• What is asked:
Print the records below exactly, starting at the first line and stopping after the line that contains "Chart.register(...registerables);". Leave out any pictures.

— BEGIN Data in this exercise —

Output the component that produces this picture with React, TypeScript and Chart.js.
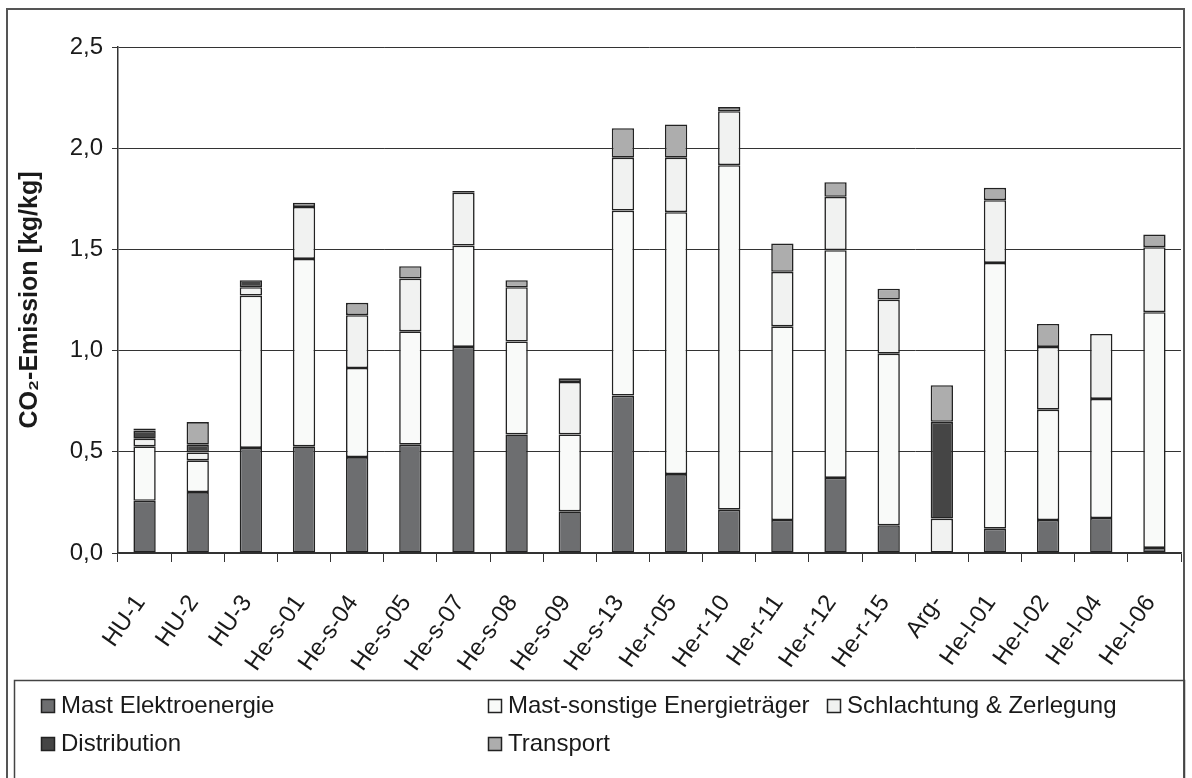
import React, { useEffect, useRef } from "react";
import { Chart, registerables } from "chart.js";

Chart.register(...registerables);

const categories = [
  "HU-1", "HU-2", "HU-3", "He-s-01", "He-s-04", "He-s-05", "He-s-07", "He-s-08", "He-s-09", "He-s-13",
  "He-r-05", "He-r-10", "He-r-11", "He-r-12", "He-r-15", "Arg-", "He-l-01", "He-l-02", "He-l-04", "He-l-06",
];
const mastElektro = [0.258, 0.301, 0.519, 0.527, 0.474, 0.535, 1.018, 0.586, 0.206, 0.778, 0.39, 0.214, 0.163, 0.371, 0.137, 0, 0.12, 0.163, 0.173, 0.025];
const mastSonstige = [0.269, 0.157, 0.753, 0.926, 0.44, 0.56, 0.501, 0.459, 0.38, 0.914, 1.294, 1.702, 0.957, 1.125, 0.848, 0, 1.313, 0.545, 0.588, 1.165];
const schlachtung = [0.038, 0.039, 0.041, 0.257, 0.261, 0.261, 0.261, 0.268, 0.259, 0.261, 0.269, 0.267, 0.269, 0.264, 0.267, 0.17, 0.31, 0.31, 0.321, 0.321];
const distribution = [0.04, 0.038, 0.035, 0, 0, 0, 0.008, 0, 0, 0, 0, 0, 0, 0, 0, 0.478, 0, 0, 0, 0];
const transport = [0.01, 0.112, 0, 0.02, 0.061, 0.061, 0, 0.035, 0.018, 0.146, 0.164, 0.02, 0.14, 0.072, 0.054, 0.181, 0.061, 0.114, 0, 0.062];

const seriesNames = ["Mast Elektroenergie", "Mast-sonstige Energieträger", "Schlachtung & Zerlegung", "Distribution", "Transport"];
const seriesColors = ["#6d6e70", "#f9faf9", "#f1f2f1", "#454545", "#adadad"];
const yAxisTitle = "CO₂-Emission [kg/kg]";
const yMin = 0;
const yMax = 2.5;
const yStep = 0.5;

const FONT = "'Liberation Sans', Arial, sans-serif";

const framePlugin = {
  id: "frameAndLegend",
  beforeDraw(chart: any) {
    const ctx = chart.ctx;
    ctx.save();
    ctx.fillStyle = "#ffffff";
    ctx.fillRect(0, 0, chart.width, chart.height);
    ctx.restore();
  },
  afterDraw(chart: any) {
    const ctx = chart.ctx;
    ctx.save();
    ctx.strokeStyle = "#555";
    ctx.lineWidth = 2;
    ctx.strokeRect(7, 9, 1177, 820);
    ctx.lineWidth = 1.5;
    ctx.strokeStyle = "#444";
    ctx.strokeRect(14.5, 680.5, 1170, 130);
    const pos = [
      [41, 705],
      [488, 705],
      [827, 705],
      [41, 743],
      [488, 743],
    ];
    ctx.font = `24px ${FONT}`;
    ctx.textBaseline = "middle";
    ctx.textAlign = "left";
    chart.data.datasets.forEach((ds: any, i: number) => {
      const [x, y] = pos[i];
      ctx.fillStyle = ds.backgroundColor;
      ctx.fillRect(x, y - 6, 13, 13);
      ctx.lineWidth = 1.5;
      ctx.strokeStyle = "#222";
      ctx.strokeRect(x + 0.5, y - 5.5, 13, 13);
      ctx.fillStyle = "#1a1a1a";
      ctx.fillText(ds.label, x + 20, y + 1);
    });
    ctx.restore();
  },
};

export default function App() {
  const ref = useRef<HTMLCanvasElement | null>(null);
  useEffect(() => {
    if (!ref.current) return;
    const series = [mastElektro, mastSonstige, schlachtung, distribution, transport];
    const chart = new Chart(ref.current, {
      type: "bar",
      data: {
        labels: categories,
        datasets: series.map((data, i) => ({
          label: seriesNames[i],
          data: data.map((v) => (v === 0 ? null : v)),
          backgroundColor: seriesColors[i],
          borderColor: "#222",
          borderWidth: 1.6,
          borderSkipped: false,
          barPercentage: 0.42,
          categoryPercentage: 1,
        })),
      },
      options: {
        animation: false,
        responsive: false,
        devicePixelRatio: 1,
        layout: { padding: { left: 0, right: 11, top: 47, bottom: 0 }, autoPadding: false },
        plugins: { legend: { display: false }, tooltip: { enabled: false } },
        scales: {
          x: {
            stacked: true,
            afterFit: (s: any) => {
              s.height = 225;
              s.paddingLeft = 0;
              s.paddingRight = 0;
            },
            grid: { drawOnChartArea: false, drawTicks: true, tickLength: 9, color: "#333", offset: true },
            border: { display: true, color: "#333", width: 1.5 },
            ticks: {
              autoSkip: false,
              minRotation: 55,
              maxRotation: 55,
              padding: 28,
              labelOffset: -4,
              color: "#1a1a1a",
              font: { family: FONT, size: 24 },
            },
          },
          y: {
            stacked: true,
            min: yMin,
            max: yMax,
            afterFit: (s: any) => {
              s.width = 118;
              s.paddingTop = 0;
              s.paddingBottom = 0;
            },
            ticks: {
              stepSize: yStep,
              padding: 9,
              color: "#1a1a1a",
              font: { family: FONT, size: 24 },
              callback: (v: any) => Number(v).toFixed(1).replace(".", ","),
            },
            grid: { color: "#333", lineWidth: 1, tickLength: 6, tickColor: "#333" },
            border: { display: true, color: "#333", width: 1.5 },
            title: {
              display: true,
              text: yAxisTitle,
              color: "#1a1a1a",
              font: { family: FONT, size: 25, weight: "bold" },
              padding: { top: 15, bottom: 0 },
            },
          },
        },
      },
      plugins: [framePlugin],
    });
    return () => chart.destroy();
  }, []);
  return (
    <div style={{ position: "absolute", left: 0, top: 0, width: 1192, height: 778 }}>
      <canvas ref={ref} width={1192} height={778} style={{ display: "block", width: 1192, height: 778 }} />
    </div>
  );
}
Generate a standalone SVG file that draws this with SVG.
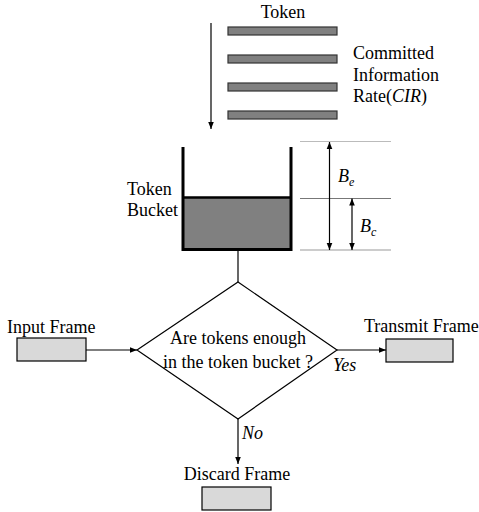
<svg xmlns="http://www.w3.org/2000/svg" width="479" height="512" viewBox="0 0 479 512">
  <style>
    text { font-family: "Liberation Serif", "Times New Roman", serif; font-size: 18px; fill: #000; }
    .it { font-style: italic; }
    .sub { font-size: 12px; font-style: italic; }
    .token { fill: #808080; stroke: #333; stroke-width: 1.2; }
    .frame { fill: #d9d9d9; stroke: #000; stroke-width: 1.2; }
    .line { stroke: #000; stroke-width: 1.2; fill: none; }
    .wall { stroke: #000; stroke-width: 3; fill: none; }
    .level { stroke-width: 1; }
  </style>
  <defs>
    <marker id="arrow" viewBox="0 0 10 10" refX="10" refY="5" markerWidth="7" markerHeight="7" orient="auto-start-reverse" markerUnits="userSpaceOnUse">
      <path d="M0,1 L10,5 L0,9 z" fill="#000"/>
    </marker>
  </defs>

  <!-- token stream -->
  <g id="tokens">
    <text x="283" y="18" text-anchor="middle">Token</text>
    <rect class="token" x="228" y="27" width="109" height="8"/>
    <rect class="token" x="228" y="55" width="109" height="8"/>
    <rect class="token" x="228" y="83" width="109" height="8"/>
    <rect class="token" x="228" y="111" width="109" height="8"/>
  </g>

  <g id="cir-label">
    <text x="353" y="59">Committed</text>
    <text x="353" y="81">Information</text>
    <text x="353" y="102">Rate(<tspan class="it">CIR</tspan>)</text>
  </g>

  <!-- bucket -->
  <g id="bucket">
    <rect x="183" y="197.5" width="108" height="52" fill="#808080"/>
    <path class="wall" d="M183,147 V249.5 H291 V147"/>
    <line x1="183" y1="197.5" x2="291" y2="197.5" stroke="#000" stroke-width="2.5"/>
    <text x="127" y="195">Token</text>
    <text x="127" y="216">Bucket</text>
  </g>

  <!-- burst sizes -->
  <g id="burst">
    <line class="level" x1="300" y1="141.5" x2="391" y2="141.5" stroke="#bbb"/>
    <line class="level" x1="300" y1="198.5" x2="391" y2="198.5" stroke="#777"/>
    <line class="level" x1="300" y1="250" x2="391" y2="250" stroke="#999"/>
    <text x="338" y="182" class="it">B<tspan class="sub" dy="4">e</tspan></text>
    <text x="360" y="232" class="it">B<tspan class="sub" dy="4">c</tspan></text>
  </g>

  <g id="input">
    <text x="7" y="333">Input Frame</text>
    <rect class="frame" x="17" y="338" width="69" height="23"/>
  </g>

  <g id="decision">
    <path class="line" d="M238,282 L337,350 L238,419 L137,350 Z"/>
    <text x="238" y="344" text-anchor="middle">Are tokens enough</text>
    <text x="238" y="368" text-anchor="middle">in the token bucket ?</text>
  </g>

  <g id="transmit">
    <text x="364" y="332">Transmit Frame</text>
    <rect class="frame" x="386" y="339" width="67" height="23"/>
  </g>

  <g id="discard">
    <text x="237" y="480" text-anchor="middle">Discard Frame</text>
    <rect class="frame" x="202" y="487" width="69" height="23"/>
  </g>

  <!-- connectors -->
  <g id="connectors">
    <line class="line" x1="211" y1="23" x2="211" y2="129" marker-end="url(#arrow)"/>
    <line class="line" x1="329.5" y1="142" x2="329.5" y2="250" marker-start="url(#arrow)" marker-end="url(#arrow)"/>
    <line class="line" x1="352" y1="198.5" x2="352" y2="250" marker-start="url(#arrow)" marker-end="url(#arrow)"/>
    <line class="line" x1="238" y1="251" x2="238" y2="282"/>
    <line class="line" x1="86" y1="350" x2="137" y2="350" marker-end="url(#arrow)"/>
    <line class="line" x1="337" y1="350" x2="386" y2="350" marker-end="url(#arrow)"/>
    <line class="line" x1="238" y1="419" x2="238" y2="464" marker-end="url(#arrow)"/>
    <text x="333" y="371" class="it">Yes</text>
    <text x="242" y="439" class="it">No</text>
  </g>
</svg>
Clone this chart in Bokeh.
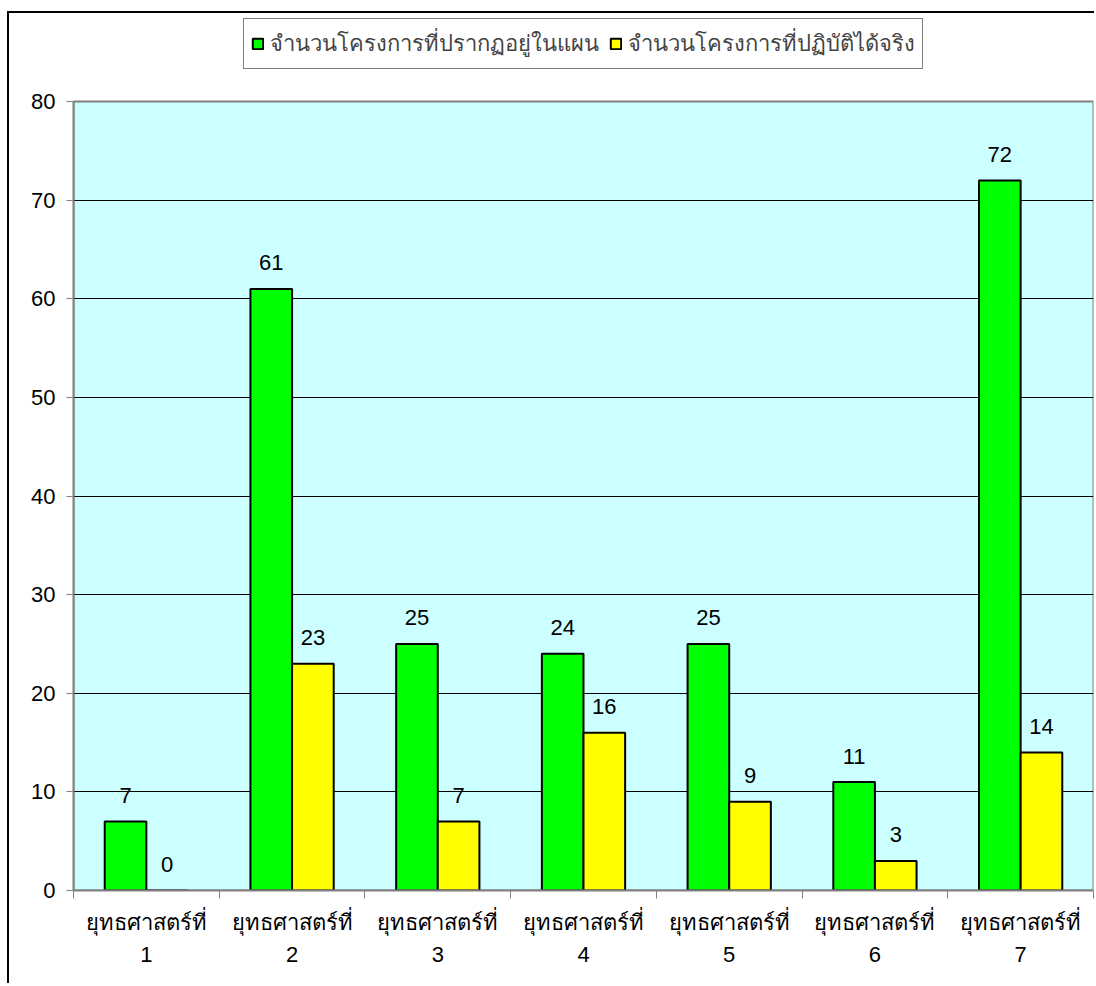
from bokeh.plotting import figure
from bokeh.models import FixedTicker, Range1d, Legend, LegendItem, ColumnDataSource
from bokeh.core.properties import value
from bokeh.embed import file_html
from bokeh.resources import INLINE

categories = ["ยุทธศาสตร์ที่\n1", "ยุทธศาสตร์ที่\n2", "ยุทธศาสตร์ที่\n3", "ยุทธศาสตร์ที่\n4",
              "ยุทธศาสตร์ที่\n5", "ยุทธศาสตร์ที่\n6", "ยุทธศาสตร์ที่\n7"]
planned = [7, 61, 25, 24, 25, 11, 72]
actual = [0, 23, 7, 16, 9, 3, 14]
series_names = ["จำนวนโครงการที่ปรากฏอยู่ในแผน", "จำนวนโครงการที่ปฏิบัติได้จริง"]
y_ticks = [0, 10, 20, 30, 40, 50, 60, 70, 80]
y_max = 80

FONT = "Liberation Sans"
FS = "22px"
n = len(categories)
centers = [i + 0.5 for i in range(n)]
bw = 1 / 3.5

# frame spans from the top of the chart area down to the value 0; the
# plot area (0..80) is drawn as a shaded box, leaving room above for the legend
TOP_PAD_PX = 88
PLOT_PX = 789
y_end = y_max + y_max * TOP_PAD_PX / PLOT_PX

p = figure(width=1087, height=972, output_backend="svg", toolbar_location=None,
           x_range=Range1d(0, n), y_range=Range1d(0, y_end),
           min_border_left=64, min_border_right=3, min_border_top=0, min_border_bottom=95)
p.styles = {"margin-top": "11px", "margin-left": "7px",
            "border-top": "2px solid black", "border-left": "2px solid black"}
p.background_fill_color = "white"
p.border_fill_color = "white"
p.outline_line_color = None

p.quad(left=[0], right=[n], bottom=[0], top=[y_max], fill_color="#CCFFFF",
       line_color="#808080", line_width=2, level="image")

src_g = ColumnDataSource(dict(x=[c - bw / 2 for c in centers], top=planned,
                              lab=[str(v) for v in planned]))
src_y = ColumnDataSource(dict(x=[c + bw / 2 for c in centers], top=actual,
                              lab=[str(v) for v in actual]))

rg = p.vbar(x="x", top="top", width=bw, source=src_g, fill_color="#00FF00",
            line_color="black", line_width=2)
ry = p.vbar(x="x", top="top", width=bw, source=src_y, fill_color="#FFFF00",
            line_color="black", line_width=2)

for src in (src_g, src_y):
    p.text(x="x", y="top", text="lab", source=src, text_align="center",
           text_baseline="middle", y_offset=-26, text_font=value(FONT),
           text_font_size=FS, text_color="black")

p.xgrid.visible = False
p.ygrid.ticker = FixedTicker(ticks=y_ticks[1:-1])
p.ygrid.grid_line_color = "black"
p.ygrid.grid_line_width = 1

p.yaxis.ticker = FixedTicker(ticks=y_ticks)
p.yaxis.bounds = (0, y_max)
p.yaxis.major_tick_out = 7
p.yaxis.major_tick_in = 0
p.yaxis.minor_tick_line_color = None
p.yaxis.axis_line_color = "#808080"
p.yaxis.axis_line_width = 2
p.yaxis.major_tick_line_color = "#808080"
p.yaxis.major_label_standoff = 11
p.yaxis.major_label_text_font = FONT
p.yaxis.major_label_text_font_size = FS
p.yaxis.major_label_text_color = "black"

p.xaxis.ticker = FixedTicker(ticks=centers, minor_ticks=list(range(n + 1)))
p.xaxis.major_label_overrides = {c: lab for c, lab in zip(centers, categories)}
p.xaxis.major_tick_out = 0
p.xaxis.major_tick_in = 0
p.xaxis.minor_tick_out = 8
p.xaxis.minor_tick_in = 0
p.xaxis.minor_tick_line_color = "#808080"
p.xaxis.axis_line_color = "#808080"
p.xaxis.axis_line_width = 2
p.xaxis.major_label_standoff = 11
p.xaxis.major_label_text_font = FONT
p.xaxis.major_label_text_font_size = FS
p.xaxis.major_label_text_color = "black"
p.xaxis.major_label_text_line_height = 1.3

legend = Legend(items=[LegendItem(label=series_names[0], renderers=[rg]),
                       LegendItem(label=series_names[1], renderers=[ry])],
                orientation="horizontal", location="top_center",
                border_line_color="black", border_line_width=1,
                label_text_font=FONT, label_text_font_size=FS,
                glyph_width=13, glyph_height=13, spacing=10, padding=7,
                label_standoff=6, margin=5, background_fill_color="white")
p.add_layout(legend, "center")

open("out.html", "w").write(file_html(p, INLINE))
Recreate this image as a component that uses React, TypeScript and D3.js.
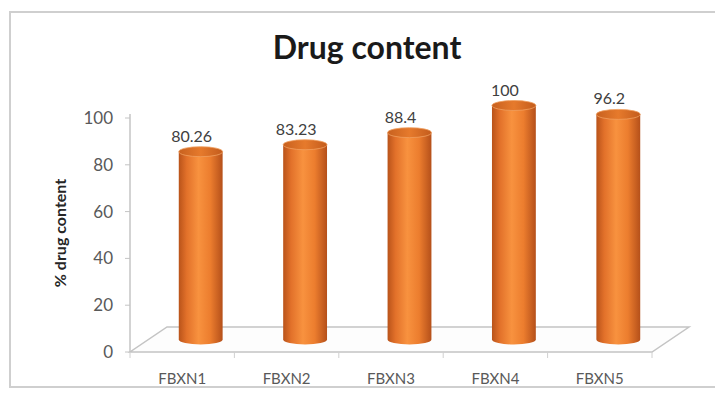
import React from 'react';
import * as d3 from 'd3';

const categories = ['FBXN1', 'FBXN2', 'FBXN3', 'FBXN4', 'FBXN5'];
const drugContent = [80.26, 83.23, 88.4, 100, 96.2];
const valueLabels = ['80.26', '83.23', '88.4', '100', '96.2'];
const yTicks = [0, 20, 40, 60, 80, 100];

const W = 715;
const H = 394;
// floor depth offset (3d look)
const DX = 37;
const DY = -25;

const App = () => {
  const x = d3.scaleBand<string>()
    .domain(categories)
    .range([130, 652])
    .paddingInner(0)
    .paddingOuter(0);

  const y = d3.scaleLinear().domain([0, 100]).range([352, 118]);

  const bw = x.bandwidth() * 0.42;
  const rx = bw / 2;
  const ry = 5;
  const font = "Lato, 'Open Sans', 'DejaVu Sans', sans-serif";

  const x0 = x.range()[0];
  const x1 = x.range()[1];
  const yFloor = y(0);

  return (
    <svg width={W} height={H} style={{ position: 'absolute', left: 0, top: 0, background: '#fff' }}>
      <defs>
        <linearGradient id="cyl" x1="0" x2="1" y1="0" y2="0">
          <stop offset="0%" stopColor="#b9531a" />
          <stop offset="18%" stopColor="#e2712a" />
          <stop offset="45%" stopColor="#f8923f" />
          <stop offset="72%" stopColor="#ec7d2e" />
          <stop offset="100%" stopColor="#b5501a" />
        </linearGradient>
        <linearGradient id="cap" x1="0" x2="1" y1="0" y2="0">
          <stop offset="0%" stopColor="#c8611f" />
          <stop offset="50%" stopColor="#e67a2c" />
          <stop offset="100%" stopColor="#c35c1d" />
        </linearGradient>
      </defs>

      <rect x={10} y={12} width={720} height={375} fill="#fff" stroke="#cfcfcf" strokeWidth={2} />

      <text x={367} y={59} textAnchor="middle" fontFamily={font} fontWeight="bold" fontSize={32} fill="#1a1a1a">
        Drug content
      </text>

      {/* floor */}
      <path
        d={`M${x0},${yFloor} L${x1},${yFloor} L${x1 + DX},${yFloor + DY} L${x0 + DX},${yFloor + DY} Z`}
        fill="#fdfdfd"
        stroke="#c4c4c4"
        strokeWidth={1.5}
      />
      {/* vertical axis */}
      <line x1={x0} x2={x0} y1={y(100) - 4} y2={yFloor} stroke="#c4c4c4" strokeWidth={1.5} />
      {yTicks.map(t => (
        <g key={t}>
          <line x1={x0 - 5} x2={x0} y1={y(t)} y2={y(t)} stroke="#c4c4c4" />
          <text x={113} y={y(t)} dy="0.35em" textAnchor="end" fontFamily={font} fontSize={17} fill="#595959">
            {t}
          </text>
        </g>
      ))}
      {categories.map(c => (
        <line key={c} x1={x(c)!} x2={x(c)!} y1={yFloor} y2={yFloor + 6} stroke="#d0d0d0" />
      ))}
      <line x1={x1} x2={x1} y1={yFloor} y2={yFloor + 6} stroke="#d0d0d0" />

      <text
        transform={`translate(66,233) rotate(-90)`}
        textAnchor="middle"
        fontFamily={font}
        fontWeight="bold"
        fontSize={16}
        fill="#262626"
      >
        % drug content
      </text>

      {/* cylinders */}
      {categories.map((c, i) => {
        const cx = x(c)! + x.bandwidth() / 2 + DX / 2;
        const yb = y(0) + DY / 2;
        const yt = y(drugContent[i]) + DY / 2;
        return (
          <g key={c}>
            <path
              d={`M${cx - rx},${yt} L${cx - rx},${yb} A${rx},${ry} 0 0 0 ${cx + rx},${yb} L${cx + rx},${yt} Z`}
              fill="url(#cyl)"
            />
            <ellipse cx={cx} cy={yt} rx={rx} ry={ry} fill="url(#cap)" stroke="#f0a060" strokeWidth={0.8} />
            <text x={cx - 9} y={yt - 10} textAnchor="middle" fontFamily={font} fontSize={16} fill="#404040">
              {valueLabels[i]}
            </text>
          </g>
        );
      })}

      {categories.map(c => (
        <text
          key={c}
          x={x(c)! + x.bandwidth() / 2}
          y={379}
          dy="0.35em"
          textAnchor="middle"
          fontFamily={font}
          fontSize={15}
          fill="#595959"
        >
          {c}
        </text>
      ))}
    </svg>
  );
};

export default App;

— END Data in this exercise —

• The answer:
Output the component that produces this picture with React, TypeScript and Chart.js.
import React, { useEffect, useRef } from "react";
import { Chart, registerables } from "chart.js";

Chart.register(...registerables);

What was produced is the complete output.